To cancer patients and caregivers, you should not get mad when you hear these words coming from anyone: "I'm sorry you're going through this."
Lots of us try to throw those words back at the folks who say it. "Why are you sorry?" The reason people say it is simple: it's the right thing to say. It doesn't matter if it is reactionary. It's what should be said. It's not pity; it's love, affection, concern, or at a minimum...being polite.
The argument is "I'm sorry" is used as often as "Please" and "Thank you," and people have said, "They're just throw-away words." Well the next time you find them as "throw-away," have someone refuse to keep a door open for you at the mall, or hand someone a salt-shaker at the table and not receive a "thank you." Or my personal vexation...let someone into your lane, and then have them not wave.

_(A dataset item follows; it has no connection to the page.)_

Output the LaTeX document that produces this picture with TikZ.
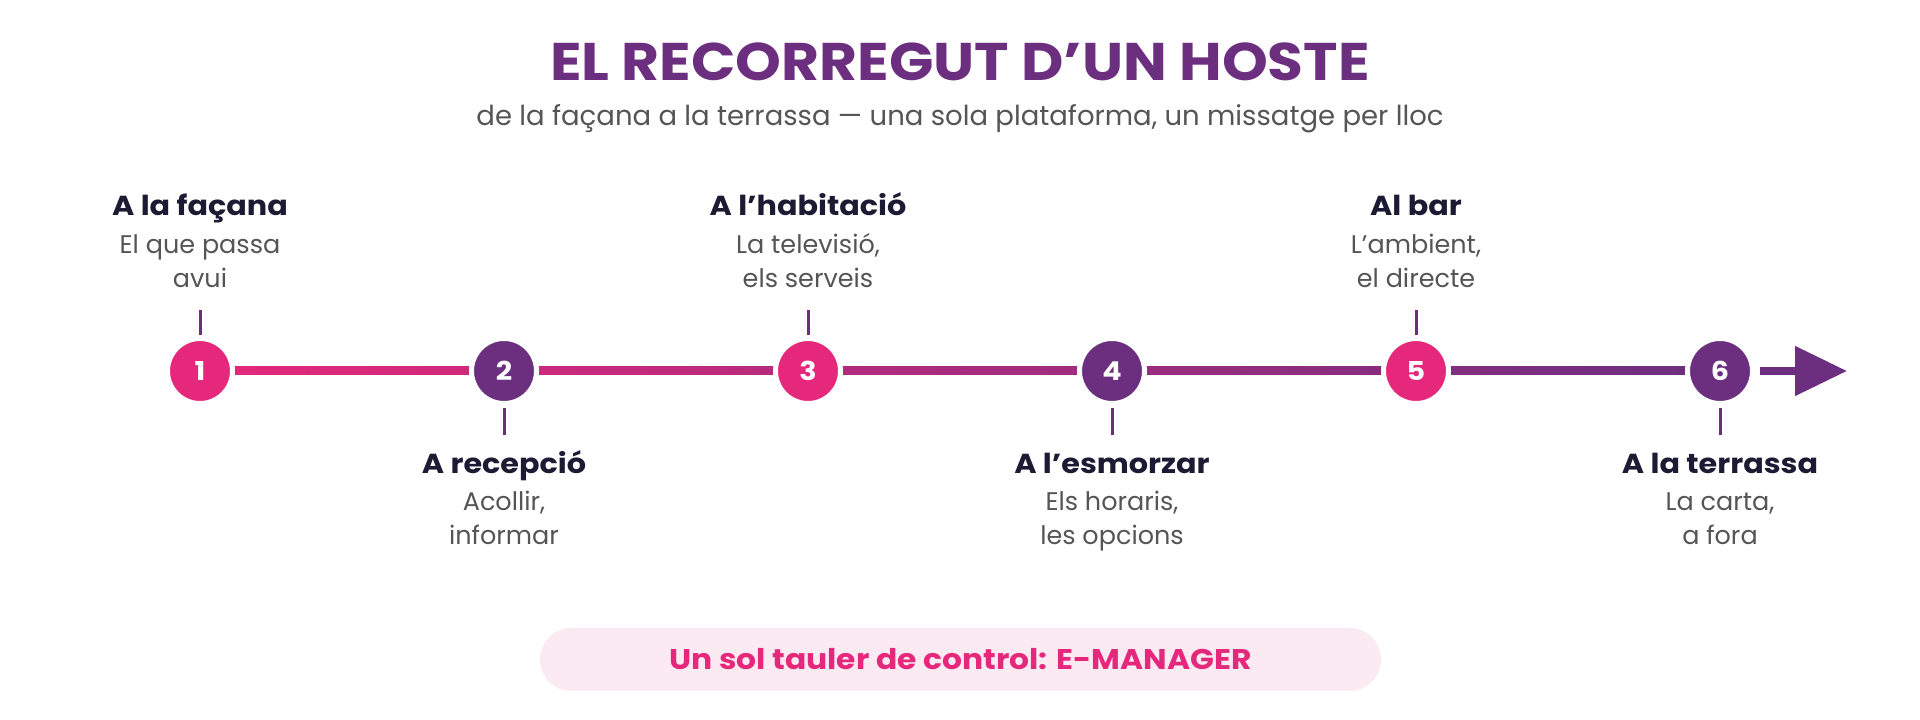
\documentclass[tikz,border=0pt]{standalone}
\usepackage{fontspec}
\setmainfont{Poppins}[BoldFeatures={FakeStretch=1.1}]
\usetikzlibrary{arrows.meta,positioning,backgrounds,calc}
\definecolor{hpink}{HTML}{E5287B}
\definecolor{hpurple}{HTML}{6C2F7F}
\definecolor{hdark}{HTML}{1D1A33}
\definecolor{hgrey}{HTML}{555555}
\definecolor{hpill}{HTML}{FCEAF2}

\def\stepsep{304}

\begin{document}
\begin{tikzpicture}[x=1pt,y=1pt]
    \tikzstyle{stop}=[circle,minimum size=65pt,inner sep=0pt,draw=white,line width=5pt,
        text=white,font=\bfseries\fontsize{26}{26}\selectfont]
    \tikzstyle{place}=[font=\bfseries\fontsize{27.5}{30}\selectfont,text=hdark,inner sep=0pt,anchor=base]
    \tikzstyle{note}=[align=center,font=\fontsize{25.5}{34}\selectfont,text=hgrey,inner sep=0pt,anchor=base]
    \tikzstyle{tick}=[draw=hpurple,line width=3pt]

    \useasboundingbox (0,0) rectangle (1920,720);

    % Title and subtitle
    \node[font=\bfseries\fontsize{53}{58}\selectfont,text=hpurple,anchor=base] (title) at (960,639) {EL RECORREGUT D’UN HOSTE};
    \node[font=\fontsize{27.5}{30}\selectfont,text=hgrey,anchor=base] (sub) at (960,594)
        {de la façana a la terrassa — una sola plataforma, un missatge per lloc};

    % The stops on the line
    \foreach \i/\col in {1/hpink,2/hpurple,3/hpink,4/hpurple,5/hpink,6/hpurple}
        \node[stop,fill=\col] (s\i) at ({200+\stepsep*(\i-1)},349) {\i};
    \coordinate (tip) at (1847,349);

    % The line itself, behind the stops
    \begin{pgfonlayer}{background}
        \shade[left color=hpink,right color=hpurple] ([yshift=-4pt]s1.center) rectangle ([yshift=4pt]s6.center);
    \end{pgfonlayer}
    \draw[hpurple,line width=8pt,shorten <=5pt,-{Triangle[length=52pt,width=48pt]}] (s6) -- (tip);

    % Places above the line
    \foreach \i/\name/\one/\two in {1/A la façana/El que passa/avui,
            3/A l’habitació/{La televisió,}/els serveis,
            5/Al bar/{L’ambient,}/el directe}
    {
        \node[place] (t\i) at ($(s\i)+(0,155.5)$) {\name};
        \node[note] (d\i) at ($(s\i)+(0,83.5)$) {\one\\\two};
        \coordinate (k\i) at ($(s\i)+(0,61)$);
        \draw[tick,shorten <=1pt] (s\i) -- (k\i);
    }

    % Places below the line
    \foreach \i/\name/\one/\two in {2/A recepció/{Acollir,}/informar,
            4/A l’esmorzar/{Els horaris,}/les opcions,
            6/A la terrassa/{La carta,}/a fora}
    {
        \node[place] (t\i) at ($(s\i)+(0,-103)$) {\name};
        \node[note] (d\i) at ($(s\i)+(0,-174)$) {\one\\\two};
        \coordinate (k\i) at ($(s\i)+(0,-64)$);
        \draw[tick,shorten <=2pt] (s\i) -- (k\i);
    }

    % Footer
    \node[fill=hpill,rounded corners=31.5pt,minimum width=841pt,minimum height=63pt,
        text=hpink,font=\bfseries\fontsize{28.5}{32}\selectfont] (pill) at (960.5,60.5)
        {Un sol tauler de control: E-MANAGER};
\end{tikzpicture}
\end{document}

"I'm sorry" is a polite way of saying "I don't know what you're going through because I can't quite relate, but it hurts my heart to know that you're suffering."
"I'm sorry" is good for casual friends, acquaintances, and even strangers. But if you are utterly close to someone battling, there is one sure thing you can say to make them feel even a shred of a whiff of a modicum of better:
"I will be here for you in any way you need, in any way I can."
And that's it. Period. Finito Mussolini.
So now that you know this, it's important for patients and caregivers to not be afraid to gently tell your loved ones where they can stick their platitudes, while also expressing gratitude for the fact that they want to make you feel better, even if for only a second or two. It is up to us to teach them, no matter how hard it might be to say.
Because in the end, by you being the a-hole, you're helping them to not come off like an a-hole. And no one likes being the a-hole...not even the a-hole.